-|I Don't Smile continues |-

-| N O W | -

I bite my lip as my bare feet touch down on the ice-cold ground, hard under my dry skin. Gripping the rail of my bed, I steady myself, my knuckles alabaster. A nurse scurries over, placing a gentle hand on the small of my back, holding me there. I don't say anything, bar one word.

"Socks." My throat still feels like sandpaper. Dry, scratchy. She nods, ensuring I'm stable before rushing away. Why is everything so silent, so starched, so white? Why does everything have to be so clinical? It's draining me. I feel more and more exhausted every day. Everything's a strain, a struggle. I feel like giving up. But I can't, that's not fair on everyone else.

The doors swings and the nurse scuttles in. I lift my eyes before dropping them again. I don't say anything as she helps me put the soft material over my numb feet. I have no idea where she found them. I don't ask. I don't care. They're socks. I don't do small talk—it's overrated. She smiles a little, trying to force one from me. I don't move. My features remain muted. She sighs to herself and scampers off. I'm left—once again, alone.

The clock ticks above me, marking every passing minute. I study the larger hand, using it as a distraction. One, two, three, four, five. One, two, three, four, five. Methodical. One, two, three, four, five. Constant. One, two, three—

The doors swing again and Lou bursts through. I sink down in the starched sheets, seeking comfort. I'd been too immersed in distracting myself, I hadn't noticed the little hand gaining on seven. Visiting time.

"Amy."

I don't move. I don't smile.

She sits. I stare. She fidgets, uncomfortable, placing her bag on the ground.

"Are you feeling better?" She asks tentatively, trying to make me speak.

I stare straight ahead, my nails digging in my skin.

"We miss you." She says quietly.

I miss Mom too. I don't say that though.

"The doctor said you'll be discharged soon." She says, almost reassuring herself. How clinical does that sound? Not 'you'll be home', but 'you'll be discharged'. It sounds so... impersonal. She's right, it won't be home anymore. Not now. Not ever.
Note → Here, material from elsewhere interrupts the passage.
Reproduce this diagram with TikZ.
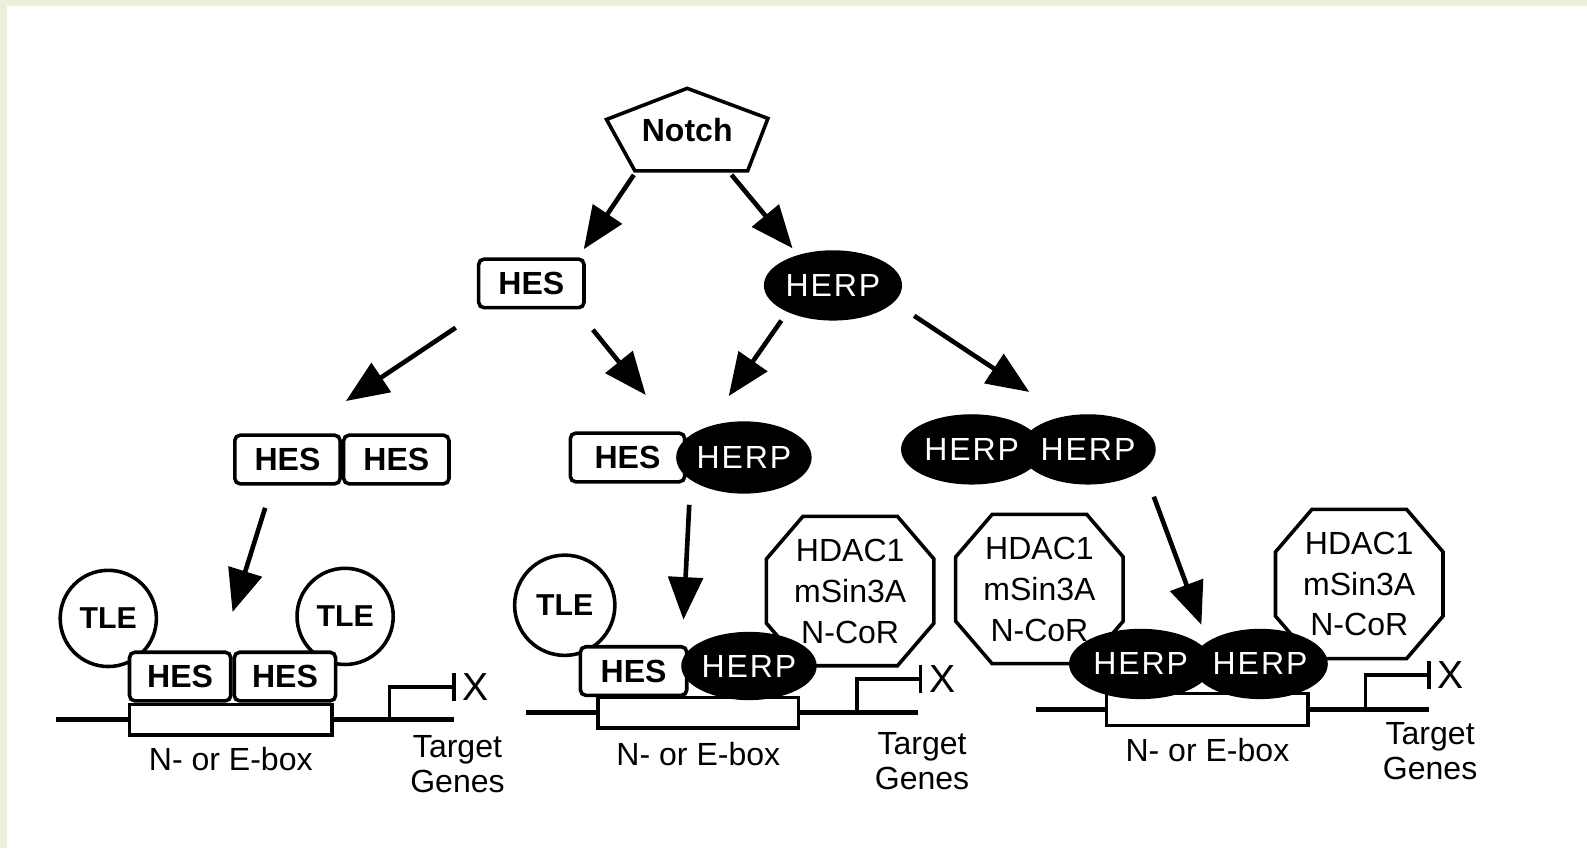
\documentclass[tikz,border=0pt]{standalone}
\usepackage{fontspec}
\setmainfont{Liberation Sans}
\setsansfont{Liberation Sans}
\usetikzlibrary{calc}
\usetikzlibrary{arrows.meta}
\usetikzlibrary{shapes.geometric}
\definecolor{slidegreen}{RGB}{234,239,220}
\tikzset{
  lbl/.style={font=\fontsize{9}{10}\selectfont, inner sep=0pt, align=center},
  bigx/.style={font=\fontsize{11}{12}\selectfont, inner sep=0pt},
  hesbox/.style={draw, line width=1pt, fill=white, rounded corners=1.5pt, minimum width=1.04cm, minimum height=0.48cm, inner sep=0pt, font=\bfseries\fontsize{9}{10}\selectfont},
  herpblob/.style={ellipse, fill=black, draw=black, inner sep=0pt, minimum width=1.32cm, minimum height=0.68cm, text=white, font=\fontsize{9}{10}\selectfont\addfontfeature{LetterSpace=6}},
  tlecirc/.style={circle, draw, line width=1pt, fill=white, minimum size=0.95cm, inner sep=0pt, font=\bfseries\fontsize{8.5}{10}\selectfont},
  hdacbox/.style={inner sep=0pt, minimum width=1.64cm, minimum height=1.46cm},
  hdactxt/.style={lbl, font=\fontsize{9}{11.5}\selectfont},
  eboxrect/.style={draw, line width=1pt, fill=white, minimum width=2.0cm, minimum height=0.30cm, inner sep=0pt},
  dna/.style={line width=1.3pt},
  promo/.style={line width=1pt, -{Bar[width=0.28cm]}},
  arr/.style={line width=1.3pt, -{Triangle[length=0.42cm,width=0.34cm]}},
}
% octagon round a named node (corner cuts in px)
\def\cutX{36}
\def\cutY{42}
\newcommand{\hdacoct}[1]{%
  \draw[line width=1pt, fill=white]
    ($(#1.north west)+(\cutX,0)$) -- ($(#1.north east)+(-\cutX,0)$)
    -- ($(#1.north east)+(0,\cutY)$) -- ($(#1.south east)+(0,-\cutY)$)
    -- ($(#1.south east)+(-\cutX,0)$) -- ($(#1.south west)+(\cutX,0)$)
    -- ($(#1.south west)+(0,-\cutY)$) -- ($(#1.north west)+(0,\cutY)$) -- cycle;}
\begin{document}
\begin{tikzpicture}[x=0.01cm,y=-0.01cm]
% slide frame
\fill[slidegreen] (0,0) rectangle (1568,838);
\fill[white] (7,6) rectangle (1568,838);
\useasboundingbox (0,0) rectangle (1568,838);

% Notch and its two targets
\node[lbl, font=\bfseries\fontsize{9}{10}\selectfont, minimum width=1.58cm, minimum height=0.8cm] (notch) at (679,128) {Notch};
\draw[line width=1pt] (notch.north) -- ($(notch.west)+(0,-10)$) -- ($(notch.south west)+(28,0)$) -- ($(notch.south east)+(-20,0)$) -- ($(notch.east)+(0,-11)$) -- cycle;
\node[hesbox] (hes) at (525,280) {HES};
\node[herpblob, minimum width=1.35cm] (herp) at (823,282) {HERP};
\draw[arr] ($(notch.south west)+(27,4)$) -- ($(hes.north east)+(-2,-8)$);
\draw[arr] ($(notch.south east)+(-36,4)$) -- ($(herp.north)+(-40,-2)$);

% dimers
\node[hesbox] (hesA) at (284,454) {HES};
\node[hesbox, anchor=west] (hesB) at (hesA.east) {HES};
\node[hesbox, minimum width=1.13cm] (hesC) at (620,452) {HES};
\node[herpblob, minimum height=0.7cm] (herpC) at (735,452) {HERP};
\node[herpblob, minimum width=1.38cm] (herpD) at (960,444) {HERP};
\node[herpblob, minimum width=1.25cm] (herpE) at (1075,444) {HERP};
\draw[arr] ($(hes.south west)+(-21,18)$) -- ($(hesA.north east)+(4,-32)$);
\draw[arr] ($(hes.south east)+(7,20)$) -- ($(hesC.north)+(18,-36)$);
\draw[arr] ($(herp.south)+(-51,0)$) -- ($(herpC.north)+(-15,-25)$);
\draw[arr] ($(herp.east)+(12,30)$) -- ($(herpD.north)+(57,-22)$);

% panel 1: HES-HES with TLE
\node[eboxrect] (ebox1) at (228,711) {};
\draw[dna] (ebox1.west) -- ++(-71,0);
\draw[dna] (ebox1.east) -- ++(119,0);
\node[tlecirc] (tle1a) at (107,611) {TLE};
\node[tlecirc] (tle1b) at (341,609) {TLE};
\node[hesbox, minimum width=1.0cm, anchor=south west] (hes1a) at (ebox1.north west) {HES};
\node[hesbox, minimum width=1.0cm, anchor=west] (hes1b) at (hes1a.east) {HES};
\node[bigx] (x1) at (470,679) {X};
\draw[promo] ($(ebox1.east)+(55,0)$) |- ($(x1.west)+(-6,0)$);
\node[lbl] (box1lbl) at ($(ebox1.south)+(0,22)$) {N- or E-box};
\node[lbl] (tg1) at (452,755) {Target\\Genes};
\draw[arr] ($(hesA.south)+(-22,22)$) -- ($(hes1a.north east)+(0,-38)$);

% panel 2: HES-HERP
\node[eboxrect, minimum width=1.98cm] (ebox2) at (690,704) {};
\draw[dna] (ebox2.west) -- ++(-69,0);
\draw[dna] (ebox2.east) -- ++(116,0);
\node[tlecirc, minimum size=0.99cm] (tle2) at (558,598) {TLE};
\node[hdacbox] (hdac2) at (840,584) {};
\hdacoct{hdac2}
\node[hdactxt] (hdac2txt) at (hdac2) {HDAC1\\mSin3A\\N-CoR};
\node[hesbox, minimum width=1.05cm] (hes2) at (626,663) {HES};
\node[herpblob, minimum height=0.66cm] (herp2) at (740,658) {HERP};
\node[bigx] (x2) at (931,671) {X};
\draw[promo] ($(ebox2.east)+(56,0)$) |- ($(x2.west)+(-6,0)$);
\node[lbl] (box2lbl) at ($(ebox2.south)+(0,24)$) {N- or E-box};
\node[lbl] (tg2) at (911,752) {Target\\Genes};
\draw[arr] ($(herpC.south)+(-54,11)$) -- ($(hes2.north east)+(-5,-25)$);

% panel 3: HERP-HERP
\node[eboxrect, minimum width=1.99cm, minimum height=0.32cm] (ebox3) at (1193,701) {};
\draw[dna] (ebox3.west) -- ++(-68,0);
\draw[dna] (ebox3.east) -- ++(118,0);
\node[hdacbox] (hdac3a) at (1027,582) {};
\hdacoct{hdac3a}
\node[hdactxt] (hdac3atxt) at (hdac3a) {HDAC1\\mSin3A\\N-CoR};
\node[hdacbox] (hdac3b) at (1343,577) {};
\hdacoct{hdac3b}
\node[hdactxt] (hdac3btxt) at (hdac3b) {HDAC1\\mSin3A\\N-CoR};
\node[herpblob, minimum width=1.4cm] (herp3a) at (1127,656) {HERP};
\node[herpblob, minimum width=1.24cm] (herp3b) at (1245,656) {HERP};
\node[bigx] (x3) at (1433,667) {X};
\draw[promo] ($(ebox3.east)+(55,0)$) |- ($(x3.west)+(-6,0)$);
\node[lbl] (box3lbl) at ($(ebox3.south)+(0,22)$) {N- or E-box};
\node[lbl] (tg3) at (1413,742) {Target\\Genes};
\draw[arr] ($(herpE.south)+(65,12)$) -- ($(herp3b.north)+(-58,-4)$);
\end{tikzpicture}
\end{document}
My heart aches just thinking about the ranch and the one person missing. What will I do when I get out? Will it ever go back to normal? No.

Everything is going to be different.

"There's a new stable hand coming." She tells me, but I don't listen.

What about Heartland? We don't have Mom anymore. I dig my nails further in my skin, ignoring the sharp pain. How can we keep Heartland going? It's impossible. It'll never work. The one thing Mom left will be gone. Dead—

"Mom hired him." She adds. My head shoots up. But still, I don't utter a word. Her eyes flicker to mine and she smiles a tiny bit. She finally has my attention for the first time in weeks. That's all though, it's not like she's one the lottery. "He's on probation."

I frown. He's done wrong? I turn my head and resume my staring. Lou sighs, shifting in her seat, about to leave when the doors swing once again. The third time this morning.

The doctor walks towards me, plucking the clipboard from its holder. He nods at Lou. She smiles weakly. I have to remind myself sometimes, I'm not the only one who lost my mom. He lifts his head slowly to look directly at me. I do not meet his gaze.

"Morning, Amy." He says cheerfully, like there's nothing wrong at all. I flinch at his obvious happiness but otherwise remain motionless. He drops his head again, scanning through my notes. "You can go home tomorrow." Home. Not home.

I continue to stare at nothing. The white wall now engraved in my mind. I don't care. He sighs, the creases of his eyes showing in my peripheral vision. After a moment though, they're gone. He forces a smile and looks to Lou. "Could you possibly fill out the papers?"

She nods, glancing at me before rising. She squeezes my hand, "Bye, Amy." She says. "I'll see you soon." And she's gone. The doctor follows her out of the swinging doors, the clipboard having been returned to its rightful position.

I sink further in my white sheets, shuttering my eyes. For now: seeking the darkness.

-|THEN|-

Metal rings. Rain thrashes down, pelting off the crushed remains. They kick and cry in agony, trying in vain to be heard.

There are still no lights, no life, just the pitch black sky and the harsh, hailing winds. A young girl screams in anguish, pushing, and pushing against the cold, heartless, metal.

No one hears them. They fall quiet, and she breaks down in sobs, yelling every so often. All her cries, all of his, fall on death ears. They are alone.

Together: yet so alone.


Nurse's review of this chapter: Poor girl.